**THE EXERCISE**
For each line in the data below that holds "with", return a copy.

**RECORDED DATA**
** begin **

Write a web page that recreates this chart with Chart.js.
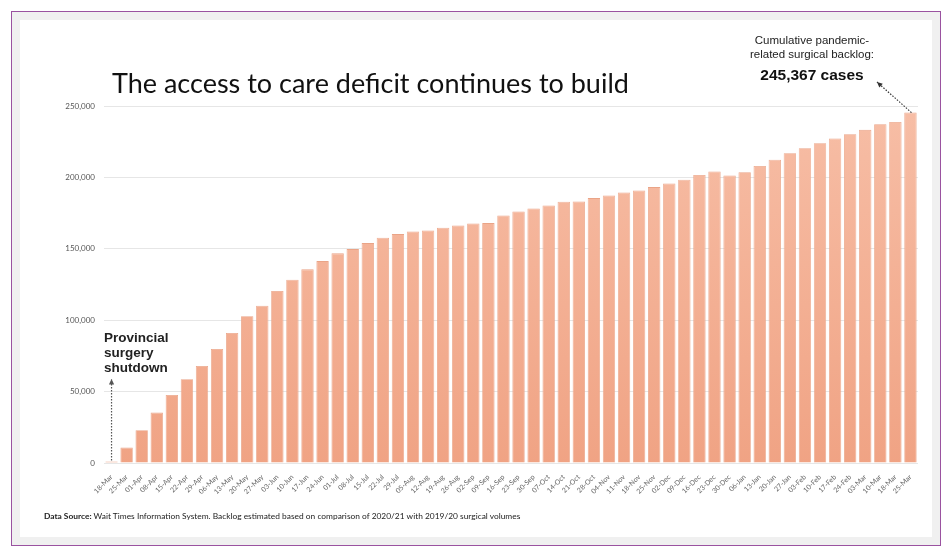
<!DOCTYPE html>
<html>
<head>
<meta charset="utf-8">
<script src="https://cdn.jsdelivr.net/npm/chart.js@4.4.1/dist/chart.umd.min.js"></script>
<style>
  body { margin: 0; width: 951px; height: 555px; overflow: hidden; position: relative; background: #fff; font-family: Lato, sans-serif; }
  #frame { position: absolute; left: 11px; top: 11px; width: 930px; height: 535px; box-sizing: border-box; border: 1.5px solid #9a52a0; background: #f0f0f0; }
  #panel { position: absolute; left: 20px; top: 20px; width: 912px; height: 517px; background: #fff; }
  canvas { position: absolute; left: 0; top: 0; }
  .txt { position: absolute; white-space: nowrap; }
  #title { left: 112px; top: 66px; font-size: 27px; color: #111; }
  #note { left: 742px; top: 33px; width: 140px; text-align: center; font-family: "Liberation Sans", Arial, sans-serif; font-size: 11.5px; line-height: 14px; color: #222; }
  #note b { display: block; font-size: 15.5px; line-height: 27px; color: #111; }
  #shut { left: 104px; top: 330px; font-family: "Liberation Sans", Arial, sans-serif; font-weight: bold; font-size: 13.5px; line-height: 15px; color: #222; }
  #source { left: 44px; top: 511px; font-size: 8.4px; color: #222; }
</style>
</head>
<body>
<div id="frame"></div>
<div id="panel"></div>
<canvas id="backlogChart" width="951" height="555"></canvas>
<div class="txt" id="title">The access to care deficit continues to build</div>
<div class="txt" id="note">Cumulative pandemic-<br>related surgical backlog:<b>245,367 cases</b></div>
<div class="txt" id="shut">Provincial<br>surgery<br>shutdown</div>
<div class="txt" id="source"><b>Data Source:</b> Wait Times Information System. Backlog estimated based on comparison of 2020/21 with 2019/20 surgical volumes</div>

<script>
  const semanas = ['18-Mar', '25-Mar', '01-Apr', '08-Apr', '15-Apr', '22-Apr', '29-Apr', '06-May', '13-May', '20-May',
    '27-May', '03-Jun', '10-Jun', '17-Jun', '24-Jun', '01-Jul', '08-Jul', '15-Jul', '22-Jul', '29-Jul',
    '05-Aug', '12-Aug', '19-Aug', '26-Aug', '02-Sep', '09-Sep', '16-Sep', '23-Sep', '30-Sep', '07-Oct',
    '14-Oct', '21-Oct', '28-Oct', '04-Nov', '11-Nov', '18-Nov', '25-Nov', '02-Dec', '09-Dec', '16-Dec',
    '23-Dec', '30-Dec', '06-Jan', '13-Jan', '20-Jan', '27-Jan', '03-Feb', '10-Feb', '17-Feb', '24-Feb',
    '03-Mar', '10-Mar', '18-Mar', '25-Mar'];

  const backlog = [1000, 10800, 22900, 35300, 47700, 58700, 68000, 79900, 91100, 102800,
    110100, 120400, 128300, 135600, 141400, 146800, 149800, 154000, 157700, 160300,
    162200, 162900, 164700, 166400, 167800, 168000, 173400, 176200, 178300, 180400,
    182900, 183200, 185500, 187400, 189500, 190900, 193200, 195800, 198400, 201700,
    204200, 201400, 203600, 208000, 212400, 216900, 220400, 223900, 227200, 230200,
    233300, 237200, 238800, 245367];

  const yMax = 250000;
  const yStep = 50000;

  // setas pontilhadas das anotações
  function dottedArrow(ctx, x1, y1, x2, y2, color) {
    ctx.save();
    ctx.strokeStyle = color;
    ctx.fillStyle = color;
    ctx.lineWidth = 1.2;
    ctx.setLineDash([1.5, 1.5]);
    ctx.beginPath();
    ctx.moveTo(x1, y1);
    ctx.lineTo(x2, y2);
    ctx.stroke();
    ctx.setLineDash([]);
    const ang = Math.atan2(y2 - y1, x2 - x1);
    ctx.beginPath();
    ctx.moveTo(x2, y2);
    ctx.lineTo(x2 - 6 * Math.cos(ang - 0.45), y2 - 6 * Math.sin(ang - 0.45));
    ctx.lineTo(x2 - 6 * Math.cos(ang + 0.45), y2 - 6 * Math.sin(ang + 0.45));
    ctx.closePath();
    ctx.fill();
    ctx.restore();
  }

  const setas = {
    id: 'setas',
    afterDatasetsDraw(chart) {
      const ctx = chart.ctx;
      const bars = chart.getDatasetMeta(0).data;
      const first = bars[0];
      dottedArrow(ctx, first.x, first.y - 1, first.x, 379, '#555');
      const last = bars[bars.length - 1];
      dottedArrow(ctx, last.x + 1, last.y, 877, 82, '#333');
    }
  };

  const ctx = document.getElementById('backlogChart').getContext('2d');
  const backlogChart = new Chart(ctx, {
    type: 'bar',
    data: {
      labels: semanas,
      datasets: [{
        data: backlog,
        backgroundColor: (c) => {
          const area = c.chart.chartArea;
          if (!area) return '#f3ad92';
          const g = c.chart.ctx.createLinearGradient(0, area.top, 0, area.bottom);
          g.addColorStop(0, '#f7bea6');
          g.addColorStop(1, '#f0a384');
          return g;
        },
        borderColor: '#eaa487',
        borderWidth: 0.8,
        categoryPercentage: 1,
        barPercentage: 0.82
      }]
    },
    options: {
      responsive: false,
      animation: false,
      layout: { padding: { left: 60, right: 33, top: 106, bottom: 52 } },
      plugins: { legend: { display: false }, tooltip: { enabled: false } },
      scales: {
        x: {
          grid: { display: false },
          border: { display: false },
          afterFit: (s) => { s.height = 40; },
          ticks: {
            autoSkip: false,
            minRotation: 45,
            maxRotation: 45,
            padding: 2,
            color: '#666',
            font: { family: 'Lato', size: 7 }
          }
        },
        y: {
          min: 0,
          max: yMax,
          afterFit: (s) => { s.width = 44; },
          grid: { color: '#e6e6e6', drawTicks: false },
          border: { display: false },
          ticks: {
            stepSize: yStep,
            padding: 9,
            color: '#555',
            font: { family: 'Lato', size: 8 },
            callback: (v) => v.toLocaleString('en-US')
          }
        }
      }
    },
    plugins: [setas]
  });
</script>
</body>
</html>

** end **

**RESULT FOR THIS EXERCISE**
Write a web page that recreates this chart with Chart.js.
<div class="txt" id="source"><b>Data Source:</b> Wait Times Information System. Backlog estimated based on comparison of 2020/21 with 2019/20 surgical volumes</div>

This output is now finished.